◆ Prompt ◆
Your task is to copy the listing exactly. Drop any pictures from the copy.

◆ Source data ◆
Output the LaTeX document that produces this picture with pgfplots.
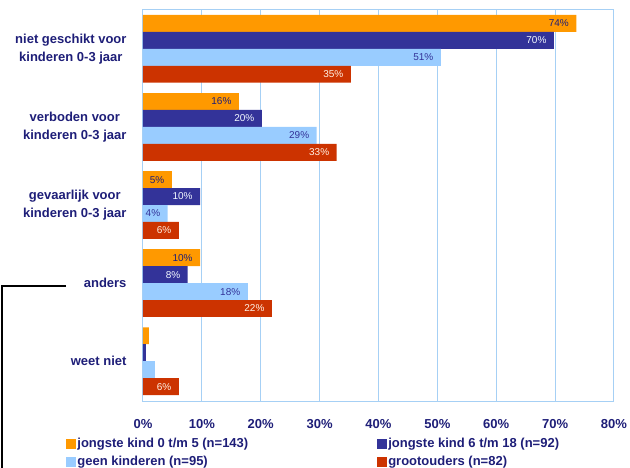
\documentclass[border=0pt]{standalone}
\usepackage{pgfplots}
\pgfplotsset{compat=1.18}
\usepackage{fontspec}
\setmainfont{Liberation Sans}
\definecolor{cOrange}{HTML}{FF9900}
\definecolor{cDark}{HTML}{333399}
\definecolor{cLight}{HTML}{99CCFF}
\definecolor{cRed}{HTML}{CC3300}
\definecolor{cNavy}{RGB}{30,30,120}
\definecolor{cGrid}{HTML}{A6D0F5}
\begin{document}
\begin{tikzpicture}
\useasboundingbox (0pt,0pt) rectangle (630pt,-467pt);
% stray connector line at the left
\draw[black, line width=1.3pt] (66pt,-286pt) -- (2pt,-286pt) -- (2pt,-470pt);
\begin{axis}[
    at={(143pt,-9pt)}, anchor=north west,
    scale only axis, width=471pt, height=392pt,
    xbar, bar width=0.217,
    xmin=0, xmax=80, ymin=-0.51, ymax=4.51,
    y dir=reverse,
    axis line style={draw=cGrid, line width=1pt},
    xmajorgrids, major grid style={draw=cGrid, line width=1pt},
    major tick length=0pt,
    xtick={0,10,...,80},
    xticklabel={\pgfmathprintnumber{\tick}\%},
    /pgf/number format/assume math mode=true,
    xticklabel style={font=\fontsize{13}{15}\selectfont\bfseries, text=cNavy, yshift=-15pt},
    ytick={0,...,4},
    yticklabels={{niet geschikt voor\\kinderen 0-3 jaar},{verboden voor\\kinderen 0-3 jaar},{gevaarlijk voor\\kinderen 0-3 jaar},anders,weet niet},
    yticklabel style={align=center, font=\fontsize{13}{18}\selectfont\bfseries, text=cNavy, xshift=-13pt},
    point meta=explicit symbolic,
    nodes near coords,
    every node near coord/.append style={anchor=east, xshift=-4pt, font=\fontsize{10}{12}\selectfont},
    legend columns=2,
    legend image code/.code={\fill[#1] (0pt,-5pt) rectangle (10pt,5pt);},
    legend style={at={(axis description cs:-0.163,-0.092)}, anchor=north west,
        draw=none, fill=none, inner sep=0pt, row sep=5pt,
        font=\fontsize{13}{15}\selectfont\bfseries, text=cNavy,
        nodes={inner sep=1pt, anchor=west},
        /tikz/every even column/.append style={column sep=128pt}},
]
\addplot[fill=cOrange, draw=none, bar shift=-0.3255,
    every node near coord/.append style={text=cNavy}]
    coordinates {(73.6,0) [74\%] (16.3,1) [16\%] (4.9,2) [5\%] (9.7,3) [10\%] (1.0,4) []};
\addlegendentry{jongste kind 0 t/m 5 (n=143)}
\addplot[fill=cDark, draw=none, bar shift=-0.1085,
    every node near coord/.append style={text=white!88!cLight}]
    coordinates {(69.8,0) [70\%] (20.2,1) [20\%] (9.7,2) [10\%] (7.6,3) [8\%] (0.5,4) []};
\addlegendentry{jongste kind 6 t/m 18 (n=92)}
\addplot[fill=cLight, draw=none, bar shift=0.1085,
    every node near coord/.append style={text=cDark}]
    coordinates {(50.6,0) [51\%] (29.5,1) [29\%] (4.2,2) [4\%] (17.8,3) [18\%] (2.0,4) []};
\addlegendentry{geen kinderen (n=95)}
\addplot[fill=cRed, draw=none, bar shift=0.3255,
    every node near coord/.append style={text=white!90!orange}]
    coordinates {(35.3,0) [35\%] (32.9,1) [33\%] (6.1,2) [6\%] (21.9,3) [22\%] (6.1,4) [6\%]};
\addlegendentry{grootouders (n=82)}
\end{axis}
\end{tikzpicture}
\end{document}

◆ Finished task ◆
Output the LaTeX document that produces this picture with pgfplots.
\documentclass[border=0pt]{standalone}
\usepackage{pgfplots}
\pgfplotsset{compat=1.18}
\usepackage{fontspec}
\setmainfont{Liberation Sans}
\definecolor{cOrange}{HTML}{FF9900}
\definecolor{cDark}{HTML}{333399}
\definecolor{cLight}{HTML}{99CCFF}
\definecolor{cRed}{HTML}{CC3300}
\definecolor{cNavy}{RGB}{30,30,120}
\definecolor{cGrid}{HTML}{A6D0F5}
\begin{document}
\begin{tikzpicture}
\useasboundingbox (0pt,0pt) rectangle (630pt,-467pt);
% stray connector line at the left
\draw[black, line width=1.3pt] (66pt,-286pt) -- (2pt,-286pt) -- (2pt,-470pt);
\begin{axis}[
    at={(143pt,-9pt)}, anchor=north west,
    scale only axis, width=471pt, height=392pt,
    xbar, bar width=0.217,
    xmin=0, xmax=80, ymin=-0.51, ymax=4.51,
    y dir=reverse,
    axis line style={draw=cGrid, line width=1pt},
    xmajorgrids, major grid style={draw=cGrid, line width=1pt},
    major tick length=0pt,
    xtick={0,10,...,80},
    xticklabel={\pgfmathprintnumber{\tick}\%},
    /pgf/number format/assume math mode=true,
    xticklabel style={font=\fontsize{13}{15}\selectfont\bfseries, text=cNavy, yshift=-15pt},
    ytick={0,...,4},
    yticklabels={{niet geschikt voor\\kinderen 0-3 jaar},{verboden voor\\kinderen 0-3 jaar},{gevaarlijk voor\\kinderen 0-3 jaar},anders,weet niet},
    yticklabel style={align=center, font=\fontsize{13}{18}\selectfont\bfseries, text=cNavy, xshift=-13pt},
    point meta=explicit symbolic,
    nodes near coords,
    every node near coord/.append style={anchor=east, xshift=-4pt, font=\fontsize{10}{12}\selectfont},
    legend columns=2,
    legend image code/.code={\fill[#1] (0pt,-5pt) rectangle (10pt,5pt);},
    legend style={at={(axis description cs:-0.163,-0.092)}, anchor=north west,
        draw=none, fill=none, inner sep=0pt, row sep=5pt,
        font=\fontsize{13}{15}\selectfont\bfseries, text=cNavy,
        nodes={inner sep=1pt, anchor=west},
        /tikz/every even column/.append style={column sep=128pt}},
]
\addplot[fill=cOrange, draw=none, bar shift=-0.3255,
    every node near coord/.append style={text=cNavy}]
    coordinates {(73.6,0) [74\%] (16.3,1) [16\%] (4.9,2) [5\%] (9.7,3) [10\%] (1.0,4) []};
\addlegendentry{jongste kind 0 t/m 5 (n=143)}
\addplot[fill=cDark, draw=none, bar shift=-0.1085,
    every node near coord/.append style={text=white!88!cLight}]
    coordinates {(69.8,0) [70\%] (20.2,1) [20\%] (9.7,2) [10\%] (7.6,3) [8\%] (0.5,4) []};
\addlegendentry{jongste kind 6 t/m 18 (n=92)}
\addplot[fill=cLight, draw=none, bar shift=0.1085,
    every node near coord/.append style={text=cDark}]
    coordinates {(50.6,0) [51\%] (29.5,1) [29\%] (4.2,2) [4\%] (17.8,3) [18\%] (2.0,4) []};
\addlegendentry{geen kinderen (n=95)}
\addplot[fill=cRed, draw=none, bar shift=0.3255,
    every node near coord/.append style={text=white!90!orange}]
    coordinates {(35.3,0) [35\%] (32.9,1) [33\%] (6.1,2) [6\%] (21.9,3) [22\%] (6.1,4) [6\%]};
\addlegendentry{grootouders (n=82)}
\end{axis}
\end{tikzpicture}
\end{document}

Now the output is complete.